- Source material
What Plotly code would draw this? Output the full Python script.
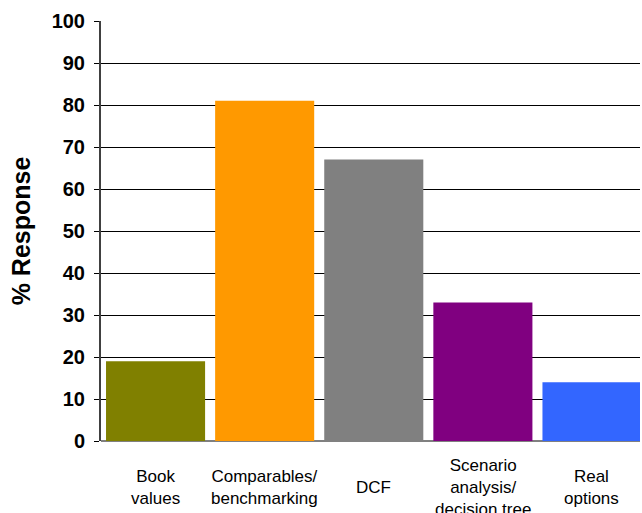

--

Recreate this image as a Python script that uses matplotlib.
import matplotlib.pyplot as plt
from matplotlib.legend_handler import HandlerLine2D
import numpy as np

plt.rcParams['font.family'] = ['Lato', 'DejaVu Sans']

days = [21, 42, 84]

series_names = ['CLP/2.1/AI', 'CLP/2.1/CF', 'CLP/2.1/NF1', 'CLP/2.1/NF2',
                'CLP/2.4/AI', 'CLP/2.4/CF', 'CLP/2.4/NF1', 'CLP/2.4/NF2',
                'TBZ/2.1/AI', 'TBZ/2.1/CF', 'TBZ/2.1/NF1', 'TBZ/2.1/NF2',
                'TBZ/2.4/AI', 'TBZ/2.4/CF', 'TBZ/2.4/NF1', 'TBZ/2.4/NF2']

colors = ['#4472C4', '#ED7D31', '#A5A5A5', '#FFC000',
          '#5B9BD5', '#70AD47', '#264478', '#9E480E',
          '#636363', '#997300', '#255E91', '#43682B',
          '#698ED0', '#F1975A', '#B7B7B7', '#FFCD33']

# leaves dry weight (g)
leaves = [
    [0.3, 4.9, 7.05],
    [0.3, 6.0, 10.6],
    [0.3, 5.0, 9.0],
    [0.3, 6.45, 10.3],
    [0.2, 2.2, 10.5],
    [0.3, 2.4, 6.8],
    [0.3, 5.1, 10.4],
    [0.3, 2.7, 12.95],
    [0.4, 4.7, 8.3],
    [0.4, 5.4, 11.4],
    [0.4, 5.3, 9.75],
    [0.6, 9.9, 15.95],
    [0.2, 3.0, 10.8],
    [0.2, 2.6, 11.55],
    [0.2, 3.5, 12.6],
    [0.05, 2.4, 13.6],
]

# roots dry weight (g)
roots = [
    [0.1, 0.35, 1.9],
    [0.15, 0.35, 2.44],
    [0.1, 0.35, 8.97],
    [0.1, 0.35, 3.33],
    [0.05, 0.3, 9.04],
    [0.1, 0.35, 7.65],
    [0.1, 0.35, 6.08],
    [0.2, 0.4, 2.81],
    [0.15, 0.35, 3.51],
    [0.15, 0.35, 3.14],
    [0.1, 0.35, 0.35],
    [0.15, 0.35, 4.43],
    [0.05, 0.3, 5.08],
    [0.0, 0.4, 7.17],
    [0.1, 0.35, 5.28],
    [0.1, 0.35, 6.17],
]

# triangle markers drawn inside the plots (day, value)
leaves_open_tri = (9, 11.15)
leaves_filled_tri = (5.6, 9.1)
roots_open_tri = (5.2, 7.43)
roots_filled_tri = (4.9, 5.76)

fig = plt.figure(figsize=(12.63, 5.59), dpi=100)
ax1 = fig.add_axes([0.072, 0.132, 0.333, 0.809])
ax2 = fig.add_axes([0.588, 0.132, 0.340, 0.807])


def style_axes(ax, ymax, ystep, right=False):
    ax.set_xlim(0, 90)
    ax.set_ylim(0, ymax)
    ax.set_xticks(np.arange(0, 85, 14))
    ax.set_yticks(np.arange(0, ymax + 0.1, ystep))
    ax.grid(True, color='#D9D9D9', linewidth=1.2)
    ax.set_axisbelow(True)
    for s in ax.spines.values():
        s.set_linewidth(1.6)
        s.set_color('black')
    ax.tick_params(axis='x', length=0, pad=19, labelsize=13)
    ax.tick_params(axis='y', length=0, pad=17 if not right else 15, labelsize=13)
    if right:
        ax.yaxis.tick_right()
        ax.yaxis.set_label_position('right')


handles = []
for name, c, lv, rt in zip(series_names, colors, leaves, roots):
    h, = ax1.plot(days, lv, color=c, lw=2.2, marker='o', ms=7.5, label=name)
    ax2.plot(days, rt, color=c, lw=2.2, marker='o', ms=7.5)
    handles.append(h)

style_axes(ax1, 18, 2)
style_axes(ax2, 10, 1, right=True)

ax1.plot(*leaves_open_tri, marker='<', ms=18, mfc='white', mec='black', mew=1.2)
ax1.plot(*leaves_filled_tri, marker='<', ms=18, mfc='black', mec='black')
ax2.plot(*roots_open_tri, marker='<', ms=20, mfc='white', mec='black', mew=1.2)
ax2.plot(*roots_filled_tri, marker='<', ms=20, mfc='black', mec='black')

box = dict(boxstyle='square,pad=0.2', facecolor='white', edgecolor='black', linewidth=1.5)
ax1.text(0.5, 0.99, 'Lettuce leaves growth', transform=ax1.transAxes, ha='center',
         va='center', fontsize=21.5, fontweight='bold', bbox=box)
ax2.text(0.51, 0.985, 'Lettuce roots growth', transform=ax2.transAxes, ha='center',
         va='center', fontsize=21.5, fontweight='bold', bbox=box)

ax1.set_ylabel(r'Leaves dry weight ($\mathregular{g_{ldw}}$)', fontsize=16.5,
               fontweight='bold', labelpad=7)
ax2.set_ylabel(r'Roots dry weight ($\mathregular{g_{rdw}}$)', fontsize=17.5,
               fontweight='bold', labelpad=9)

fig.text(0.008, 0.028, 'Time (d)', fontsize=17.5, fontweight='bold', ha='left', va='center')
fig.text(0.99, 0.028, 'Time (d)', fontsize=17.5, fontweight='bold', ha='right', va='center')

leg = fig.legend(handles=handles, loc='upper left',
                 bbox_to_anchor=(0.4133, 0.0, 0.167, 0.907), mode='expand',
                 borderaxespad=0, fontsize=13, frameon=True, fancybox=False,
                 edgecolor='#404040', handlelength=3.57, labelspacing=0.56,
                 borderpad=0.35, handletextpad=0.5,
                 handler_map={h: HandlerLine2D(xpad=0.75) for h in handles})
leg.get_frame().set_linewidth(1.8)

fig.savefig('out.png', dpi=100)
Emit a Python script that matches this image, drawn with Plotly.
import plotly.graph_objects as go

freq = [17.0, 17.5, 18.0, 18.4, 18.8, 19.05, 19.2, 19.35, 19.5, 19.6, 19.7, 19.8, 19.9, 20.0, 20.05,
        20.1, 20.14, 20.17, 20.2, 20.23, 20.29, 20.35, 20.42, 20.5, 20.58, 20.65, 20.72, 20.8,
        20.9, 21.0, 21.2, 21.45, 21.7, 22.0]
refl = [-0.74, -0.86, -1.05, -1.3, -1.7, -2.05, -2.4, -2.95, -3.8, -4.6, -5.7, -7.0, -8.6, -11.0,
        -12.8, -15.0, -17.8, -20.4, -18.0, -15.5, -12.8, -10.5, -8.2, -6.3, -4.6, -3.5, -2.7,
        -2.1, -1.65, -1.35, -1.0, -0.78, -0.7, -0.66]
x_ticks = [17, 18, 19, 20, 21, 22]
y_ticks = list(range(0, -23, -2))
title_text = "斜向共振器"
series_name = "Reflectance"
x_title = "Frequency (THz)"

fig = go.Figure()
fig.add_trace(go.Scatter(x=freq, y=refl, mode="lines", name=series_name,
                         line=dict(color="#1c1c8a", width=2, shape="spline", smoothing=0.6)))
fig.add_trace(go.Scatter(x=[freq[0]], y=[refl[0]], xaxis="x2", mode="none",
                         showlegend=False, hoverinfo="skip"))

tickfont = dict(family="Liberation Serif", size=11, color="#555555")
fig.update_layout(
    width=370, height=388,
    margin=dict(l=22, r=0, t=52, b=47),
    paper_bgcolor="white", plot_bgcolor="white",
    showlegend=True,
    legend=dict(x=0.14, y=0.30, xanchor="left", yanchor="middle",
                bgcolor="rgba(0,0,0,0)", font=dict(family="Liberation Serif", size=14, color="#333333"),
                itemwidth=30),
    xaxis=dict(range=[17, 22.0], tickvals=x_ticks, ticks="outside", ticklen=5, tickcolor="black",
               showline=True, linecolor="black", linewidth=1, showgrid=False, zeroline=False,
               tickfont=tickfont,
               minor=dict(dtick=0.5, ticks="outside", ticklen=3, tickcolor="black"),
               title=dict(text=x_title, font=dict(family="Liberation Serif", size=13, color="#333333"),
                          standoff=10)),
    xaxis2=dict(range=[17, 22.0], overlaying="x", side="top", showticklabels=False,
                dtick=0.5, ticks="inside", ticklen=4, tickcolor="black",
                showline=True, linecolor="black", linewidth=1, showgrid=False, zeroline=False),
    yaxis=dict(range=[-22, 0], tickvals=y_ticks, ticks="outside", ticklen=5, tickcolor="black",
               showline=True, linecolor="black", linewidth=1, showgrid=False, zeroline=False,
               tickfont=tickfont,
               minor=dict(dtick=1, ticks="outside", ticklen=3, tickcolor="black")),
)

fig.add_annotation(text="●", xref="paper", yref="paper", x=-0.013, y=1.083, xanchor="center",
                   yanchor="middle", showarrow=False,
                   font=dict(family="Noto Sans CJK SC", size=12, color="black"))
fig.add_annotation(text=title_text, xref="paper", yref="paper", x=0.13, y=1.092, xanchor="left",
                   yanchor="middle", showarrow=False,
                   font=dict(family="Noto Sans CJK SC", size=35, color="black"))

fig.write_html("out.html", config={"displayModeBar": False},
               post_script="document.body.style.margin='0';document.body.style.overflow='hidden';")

--

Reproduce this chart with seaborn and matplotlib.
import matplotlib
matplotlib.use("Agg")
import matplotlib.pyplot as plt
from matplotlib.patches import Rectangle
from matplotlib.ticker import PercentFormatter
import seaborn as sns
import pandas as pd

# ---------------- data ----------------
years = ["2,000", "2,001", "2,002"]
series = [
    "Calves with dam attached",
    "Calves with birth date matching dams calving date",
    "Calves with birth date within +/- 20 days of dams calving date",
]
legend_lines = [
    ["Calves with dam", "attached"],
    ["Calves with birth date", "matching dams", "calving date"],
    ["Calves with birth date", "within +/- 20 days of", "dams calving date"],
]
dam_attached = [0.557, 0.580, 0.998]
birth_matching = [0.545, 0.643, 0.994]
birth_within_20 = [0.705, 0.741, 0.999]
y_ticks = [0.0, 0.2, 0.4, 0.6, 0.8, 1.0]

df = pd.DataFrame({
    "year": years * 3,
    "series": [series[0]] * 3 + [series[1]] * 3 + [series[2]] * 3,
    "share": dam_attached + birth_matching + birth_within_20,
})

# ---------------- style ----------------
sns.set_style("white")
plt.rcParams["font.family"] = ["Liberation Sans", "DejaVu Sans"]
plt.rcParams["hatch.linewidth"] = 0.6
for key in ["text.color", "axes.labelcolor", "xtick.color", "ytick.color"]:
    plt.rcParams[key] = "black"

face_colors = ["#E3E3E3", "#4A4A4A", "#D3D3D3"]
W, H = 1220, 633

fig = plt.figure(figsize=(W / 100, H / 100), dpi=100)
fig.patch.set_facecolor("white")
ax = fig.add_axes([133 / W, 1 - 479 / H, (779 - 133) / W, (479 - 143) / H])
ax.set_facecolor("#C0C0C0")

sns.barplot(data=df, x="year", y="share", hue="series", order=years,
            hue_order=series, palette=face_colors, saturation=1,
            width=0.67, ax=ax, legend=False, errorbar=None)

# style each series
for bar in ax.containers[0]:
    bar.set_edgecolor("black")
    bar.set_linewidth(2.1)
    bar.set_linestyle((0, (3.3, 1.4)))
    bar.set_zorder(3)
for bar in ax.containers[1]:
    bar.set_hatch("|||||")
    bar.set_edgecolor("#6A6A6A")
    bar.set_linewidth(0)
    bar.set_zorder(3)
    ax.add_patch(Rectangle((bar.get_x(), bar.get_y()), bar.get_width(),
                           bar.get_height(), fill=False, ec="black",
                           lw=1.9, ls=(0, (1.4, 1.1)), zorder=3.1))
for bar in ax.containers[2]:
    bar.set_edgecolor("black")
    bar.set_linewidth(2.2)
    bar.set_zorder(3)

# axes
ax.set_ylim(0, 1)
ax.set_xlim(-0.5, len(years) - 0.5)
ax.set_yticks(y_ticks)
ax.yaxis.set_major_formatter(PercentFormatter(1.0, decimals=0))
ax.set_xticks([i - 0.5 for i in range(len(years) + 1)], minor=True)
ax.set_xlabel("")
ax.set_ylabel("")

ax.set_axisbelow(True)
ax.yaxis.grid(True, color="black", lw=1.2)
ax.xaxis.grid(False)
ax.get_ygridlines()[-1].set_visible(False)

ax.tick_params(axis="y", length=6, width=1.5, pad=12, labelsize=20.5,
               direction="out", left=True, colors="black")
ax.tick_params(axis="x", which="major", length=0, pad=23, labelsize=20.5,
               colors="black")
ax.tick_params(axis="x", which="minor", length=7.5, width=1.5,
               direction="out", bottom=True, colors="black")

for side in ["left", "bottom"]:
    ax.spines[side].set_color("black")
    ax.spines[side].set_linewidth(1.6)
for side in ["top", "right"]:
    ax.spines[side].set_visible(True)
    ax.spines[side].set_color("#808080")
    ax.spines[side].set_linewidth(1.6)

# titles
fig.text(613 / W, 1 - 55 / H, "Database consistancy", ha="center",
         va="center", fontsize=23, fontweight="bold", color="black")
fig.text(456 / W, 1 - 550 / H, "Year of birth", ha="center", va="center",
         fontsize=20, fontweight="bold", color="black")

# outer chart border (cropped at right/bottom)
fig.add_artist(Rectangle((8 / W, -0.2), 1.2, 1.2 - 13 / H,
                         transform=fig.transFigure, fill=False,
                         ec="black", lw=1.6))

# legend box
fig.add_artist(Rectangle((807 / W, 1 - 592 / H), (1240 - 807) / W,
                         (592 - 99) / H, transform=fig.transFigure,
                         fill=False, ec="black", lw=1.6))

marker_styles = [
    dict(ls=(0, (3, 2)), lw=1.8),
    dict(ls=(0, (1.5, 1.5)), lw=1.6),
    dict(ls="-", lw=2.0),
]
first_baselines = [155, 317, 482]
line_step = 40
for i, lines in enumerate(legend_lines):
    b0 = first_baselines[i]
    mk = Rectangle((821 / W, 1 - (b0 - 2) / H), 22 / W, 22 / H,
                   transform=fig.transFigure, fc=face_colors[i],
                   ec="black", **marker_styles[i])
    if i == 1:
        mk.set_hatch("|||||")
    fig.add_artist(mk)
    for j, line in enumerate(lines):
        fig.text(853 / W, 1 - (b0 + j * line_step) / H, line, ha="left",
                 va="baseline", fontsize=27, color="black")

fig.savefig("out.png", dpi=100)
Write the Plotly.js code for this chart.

- What is being asked
Transcribe word for word the lines from the one holding "Emit a Python" through the one holding "import plotly.graph_objects as go". Include both, and add nothing.

- Answer to the exercise
Emit a Python script that matches this image, drawn with Plotly.
import plotly.graph_objects as go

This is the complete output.